Dengan tenangnya, Yusril keluar dari ruang sidang setelah hakim Pengadilan Negeri Jakarta Selatan mengetuk palunya dan menyatakan jika penetapan tersangka korupsi yang disematkan Kejaksaan Tinggi (Kejati) DKI Jakarta kepada Dahlan tak sah. Begitu juga segala akibat dari penyidikan turut dianggap tidak sah.

Advokat kelahiran 5 Februari 1956 itu pun angkat suara. Dengan percaya diri, Yusril menyatakan, Kejati DKI Jakarta tak bisa melakukan apa-apa lagi terhadap kliennya itu. Khususnya soal sangkaan korupsi pengadaan gardu listrik yang dituduhkan kepada Dahlan.

  

Dia mengatakan, keputusan praperadilan PN Jaksel yang telah diketuk palu oleh hakim tunggal Lendriaty Janis bersifat final dan mengikat alias berkekuatan hukum tetap.

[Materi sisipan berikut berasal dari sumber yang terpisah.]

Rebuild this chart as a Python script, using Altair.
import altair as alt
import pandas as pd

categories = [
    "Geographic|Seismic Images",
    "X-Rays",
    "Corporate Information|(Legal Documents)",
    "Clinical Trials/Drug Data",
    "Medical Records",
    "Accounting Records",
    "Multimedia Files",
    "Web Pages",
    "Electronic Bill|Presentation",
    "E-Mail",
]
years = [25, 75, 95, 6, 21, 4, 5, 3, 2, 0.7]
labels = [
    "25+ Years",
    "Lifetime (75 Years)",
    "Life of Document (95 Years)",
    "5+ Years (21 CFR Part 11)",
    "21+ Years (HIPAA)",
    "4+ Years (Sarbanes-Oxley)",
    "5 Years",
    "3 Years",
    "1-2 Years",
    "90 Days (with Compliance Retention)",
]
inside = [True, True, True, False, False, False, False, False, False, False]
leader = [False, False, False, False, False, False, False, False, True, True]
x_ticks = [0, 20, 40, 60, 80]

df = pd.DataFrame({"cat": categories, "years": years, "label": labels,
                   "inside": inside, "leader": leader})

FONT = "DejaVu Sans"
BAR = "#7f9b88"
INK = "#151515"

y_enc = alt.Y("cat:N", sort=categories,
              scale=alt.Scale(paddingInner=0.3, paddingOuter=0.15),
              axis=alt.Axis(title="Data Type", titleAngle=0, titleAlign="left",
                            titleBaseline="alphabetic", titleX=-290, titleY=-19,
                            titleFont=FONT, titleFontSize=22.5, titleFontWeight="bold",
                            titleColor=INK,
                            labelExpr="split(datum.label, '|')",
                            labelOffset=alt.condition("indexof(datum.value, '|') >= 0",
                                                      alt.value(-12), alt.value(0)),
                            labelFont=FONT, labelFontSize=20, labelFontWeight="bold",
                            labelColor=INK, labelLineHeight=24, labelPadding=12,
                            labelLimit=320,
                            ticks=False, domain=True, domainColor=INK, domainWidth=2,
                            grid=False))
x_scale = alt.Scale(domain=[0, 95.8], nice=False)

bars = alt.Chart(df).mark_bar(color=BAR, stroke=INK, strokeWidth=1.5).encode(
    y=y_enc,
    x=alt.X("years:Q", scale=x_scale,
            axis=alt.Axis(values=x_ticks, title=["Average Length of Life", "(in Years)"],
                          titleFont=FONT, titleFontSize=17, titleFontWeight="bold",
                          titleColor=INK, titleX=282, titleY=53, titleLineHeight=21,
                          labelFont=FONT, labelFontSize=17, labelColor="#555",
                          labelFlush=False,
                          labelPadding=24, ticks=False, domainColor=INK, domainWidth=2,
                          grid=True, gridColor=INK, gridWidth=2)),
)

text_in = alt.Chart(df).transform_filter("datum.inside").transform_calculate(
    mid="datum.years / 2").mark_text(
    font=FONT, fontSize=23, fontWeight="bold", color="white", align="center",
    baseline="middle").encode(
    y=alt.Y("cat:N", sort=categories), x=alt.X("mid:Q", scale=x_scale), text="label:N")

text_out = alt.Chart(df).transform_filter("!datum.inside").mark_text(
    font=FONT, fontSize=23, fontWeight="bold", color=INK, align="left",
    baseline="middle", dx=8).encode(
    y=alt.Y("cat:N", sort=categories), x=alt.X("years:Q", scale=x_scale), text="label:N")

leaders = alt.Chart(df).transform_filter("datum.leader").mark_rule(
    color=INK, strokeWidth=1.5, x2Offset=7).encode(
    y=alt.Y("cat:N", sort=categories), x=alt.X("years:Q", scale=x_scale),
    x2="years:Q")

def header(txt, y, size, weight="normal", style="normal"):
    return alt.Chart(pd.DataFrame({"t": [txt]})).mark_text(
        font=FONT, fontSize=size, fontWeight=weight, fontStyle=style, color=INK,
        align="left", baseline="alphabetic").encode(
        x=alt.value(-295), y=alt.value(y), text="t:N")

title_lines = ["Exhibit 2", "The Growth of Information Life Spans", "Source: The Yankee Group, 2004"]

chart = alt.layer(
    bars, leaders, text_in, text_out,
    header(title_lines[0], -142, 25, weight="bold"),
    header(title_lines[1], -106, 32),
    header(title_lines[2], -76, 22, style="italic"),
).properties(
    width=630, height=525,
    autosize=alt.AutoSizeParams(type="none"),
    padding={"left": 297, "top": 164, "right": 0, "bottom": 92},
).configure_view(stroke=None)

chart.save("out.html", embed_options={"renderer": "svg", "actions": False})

"Keputusan ini bersifat final dan mengikat. Jadi mulai hari ini tidak ada lagi yang bisa dilakukan kejaksaan (tinggi) karena putusan ini sudah inkrach. Dan tidak ada lagi upaya banding dan kasasi," ujar Yusril usai sidang putusan praperadilan di PN Jakarta Selatan, Selasa 4 Agustus 2015.

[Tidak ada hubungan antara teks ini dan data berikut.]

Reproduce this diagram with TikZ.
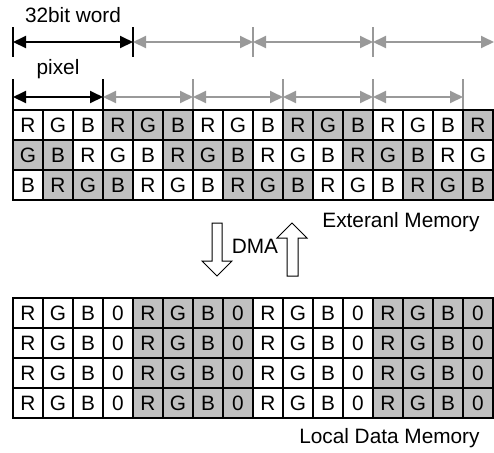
\documentclass[tikz,border=0pt]{standalone}
\usepackage{fontspec}
\setmainfont{Liberation Sans}
\usetikzlibrary{arrows.meta}

\definecolor{cellgray}{HTML}{C0C0C0}
\definecolor{dimgray}{HTML}{999999}

\tikzset{
  lbl/.style={font=\fontsize{10.4}{12}\selectfont, inner sep=0pt},
  cell/.style={lbl, draw=black, line width=1pt, minimum size=15pt, anchor=center},
  tick/.style={line width=0.75pt},
  dim/.style={line width=1pt, <->},
  blockarrow/.style={draw=black, line width=0.5pt, fill=white, line join=miter}
}

\begin{document}
\begin{tikzpicture}[x=0.5pt, y=-0.5pt, >={Triangle[length=6.5pt,width=6pt]}]
  \useasboundingbox (0,0) rectangle (494,452);

  % 32bit words
  \foreach \i in {0,...,3} \coordinate (w\i) at (13+120*\i,42);
  \coordinate (wend) at (494,42);
  \foreach \i/\col in {0/black,1/black,2/dimgray,3/dimgray}
    \draw[tick, \col] (w\i) ++(0,-15) -- ++(0,30);
  \draw[dim, black] (w0) -- (w1);
  \foreach \a/\b in {w1/w2,w2/w3,w3/wend}
    \draw[dim, dimgray] (\a) -- (\b);
  \node[lbl, anchor=base] (wordlbl) at (73,22) {32bit word};

  % pixels
  \foreach \i in {0,...,5} \coordinate (p\i) at (13+90*\i,97);
  \foreach \i/\col in {0/black,1/black,2/dimgray,3/dimgray,4/dimgray,5/dimgray}
    \draw[tick, \col] (p\i) ++(0,-18) -- ++(0,31);
  \draw[dim, black] (p0) -- (p1);
  \foreach \a/\b in {p1/p2,p2/p3,p3/p4,p4/p5}
    \draw[dim, dimgray] (\a) -- (\b);
  \node[lbl, anchor=base] (pixlbl) at (58,74) {pixel};

  % external memory, packed RGB
  \foreach \r in {0,1,2}
    \foreach \c in {0,...,15} {
      \pgfmathtruncatemacro\idx{16*\r+\c}
      \pgfmathtruncatemacro\ch{mod(\idx,3)}
      \pgfmathtruncatemacro\odd{mod(div(\idx,3),2)}
      \ifnum\odd=1 \def\shade{cellgray}\else\def\shade{white}\fi
      \node[cell, fill=\shade] (ext-\r-\c) at (28+30*\c,125+30*\r)
        {\ifcase\ch R\or G\or B\fi};
    }
  \node[lbl, anchor=base east] (extlbl) at (480,227) {Exteranl Memory};

  % DMA transfer
  \draw[blockarrow] (212,223) -- (222,223) -- (222,261) -- (232,261) -- (217,276)
    -- (202,261) -- (212,261) -- cycle;
  \draw[blockarrow] (287,276) -- (298,276) -- (298,238) -- (307,238) -- (292,223)
    -- (277,238) -- (287,238) -- cycle;
  \node[lbl, anchor=base] (dma) at (255,253) {DMA};

  % local data memory, RGB0
  \foreach \r in {0,...,3}
    \foreach \c in {0,...,15} {
      \pgfmathtruncatemacro\ch{mod(\c,4)}
      \pgfmathtruncatemacro\odd{mod(div(\c,4),2)}
      \ifnum\odd=1 \def\shade{cellgray}\else\def\shade{white}\fi
      \node[cell, fill=\shade] (loc-\r-\c) at (28+30*\c,313+30*\r)
        {\ifcase\ch R\or G\or B\or 0\fi};
    }
  \node[lbl, anchor=base east] (loclbl) at (480,443) {Local Data Memory};
\end{tikzpicture}
\end{document}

Apa sebenarnya yang menjadi 'senjata' Yusril hingga pengadilan sepakat jika penetapan tersangka terhadap Dahlan tak sah?

Jawabannya, barang bukti. Dalam amar putusannya, hakim tunggal Lendriaty Janis menyatakan, Kejati DKI Jakarta tidak memiliki bukti yang cukup dalam proses penetapan tersangka kepada Dahlan.

"Dari termohon tidak memenuhi unsur bukti dan saksi yang cukup," kata Hakim Lendriaty saat sidang tadi.

Mengenai hal ini, Yusril pun angkat bicara. Mantan Menteri Kehakiman itu menjelaskan, penetapan tersangka terhadap seseorang seharusnya dimulai dengan penerbitan Surat Perintah Penyidikan (Sprindik) terlebih dulu.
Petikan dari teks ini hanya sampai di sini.